As I tell my American Civilization to 1865 students, Cincinnati becomes a ground zero of sorts for the building of steamboats after a group of American Revolutionary war vets headed over the Appalachians toward the place we now call Ohio. But steamboats are not enough in shallow water. I recall now Avenia White, an enslaved woman, complaining about the “lowness” of the river in letters to Rice Ballard, her former master. She was writing in later summer and early fall of 1838 when work was hard to find because so few people and products were coming into town. There was an obvious drought, lowering the Ohio.
If a black woman was working in one of two available occupations largely available to her in the the antebellum period – prostitution or domestic work – she was indeed having a hard time when the river was low in a port town. No one is in hotels and boarding houses so the landlords there don’t need her. Neither do the people running brothels.
It is interesting how attention to what the water permits us to do and not do unveils all kinds of stories about how power is constantly in flux. Even the most powerful must find ways to stay powerful. The lowly must do the same. Yes, their destitute state is not always an absolute.
Nature is sometimes a friend. Often it is not.
There are so many entry points to next week’s lesson. How will it all come together? Will the students see via Hunter’s writing how the pre-Columbian Mississippian Indians they should have learned a bit about found the inland waterways more than sufficient to accomplish the tasks before them?

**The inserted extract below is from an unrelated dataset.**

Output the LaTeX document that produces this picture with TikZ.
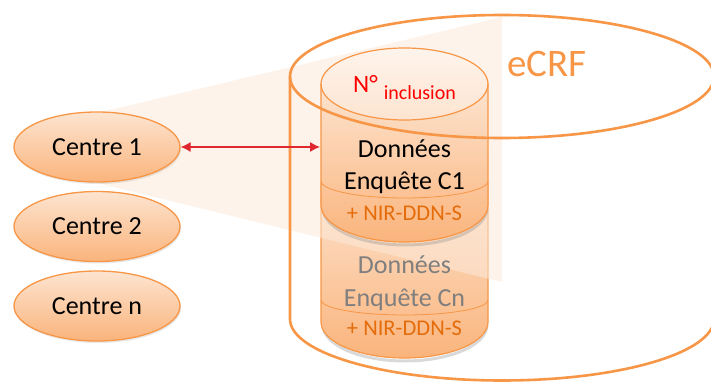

Will they see how things got a bit more complicated in a “civilizing” America where manners were necessary as hierarchies manifested (the newly monied acted in more refine ways to distinguish themselves from those beneath and even above them. i.e. “I’m moving on up“).
And even this is a messy story. Eliza Potter, the mixed race hairdresser recalled in her 1859 memoir the newly freed woman who, upon having her first enslaved person, became quite the crude taskmasker. This freedwoman evidently did it in view of Potter who she had assumed would be an impartial onlooker given her own free state.
That was not the case. Or was it? Potter, like the white English travel writer Frances Trollope, told everybody’s business and while preaching about the need for restraint in a crude “western” world, she might be seen as a pretty complex person herself needing to restrain on her own self from time to time. By the way, neither was woman was unfamiliar with steamers as a good deal of their memoirs concern their travels through the western world. Even Chief Joseph Vann, the part-Cherokee man we earlier studied using Tiya Miles’ scholarship, owned a steamer.
What all do we do with these characters who force us to rethink some of the most basic ideas we had concerning what power looked like with the horrors of slavery in the backdrop? That’s the most urgent question of this course and one some of the students are getting very good at answering. I have appreciated watching how some of them are working harder on both their writing and reading as I do not give quizzes in an upper level class to gauge reading. I do give reflections that better help me see how people digested what they should have read and taken the time to sort through. There are few wrong answers. There may be missed opportunities to see what’s at stake. There may be opportunities, too, to better organize one’s thoughts. Back-reading helps.
More than anything, progress is the name of the game. I have seen it in this class and it makes me smile.
This is a lot through which to sort, something I do while reading on this gray day in T-town before watching the Tide take on Tennessee. My alma mater, the University of Miami, has a bye week.
PS The last two photos above are of the Black Warrior River and of the Atlantic. The latter was taken during a visit to see my mother earlier this year in South Florida.
PSS I am determined to learn how to make a paper boat. As we break for the Fall Semester, we may walk down to the Black Warrior River and if I get it right, I will place mine in a little creek leading to that waterway and think about those early watermen and this issue of water and power.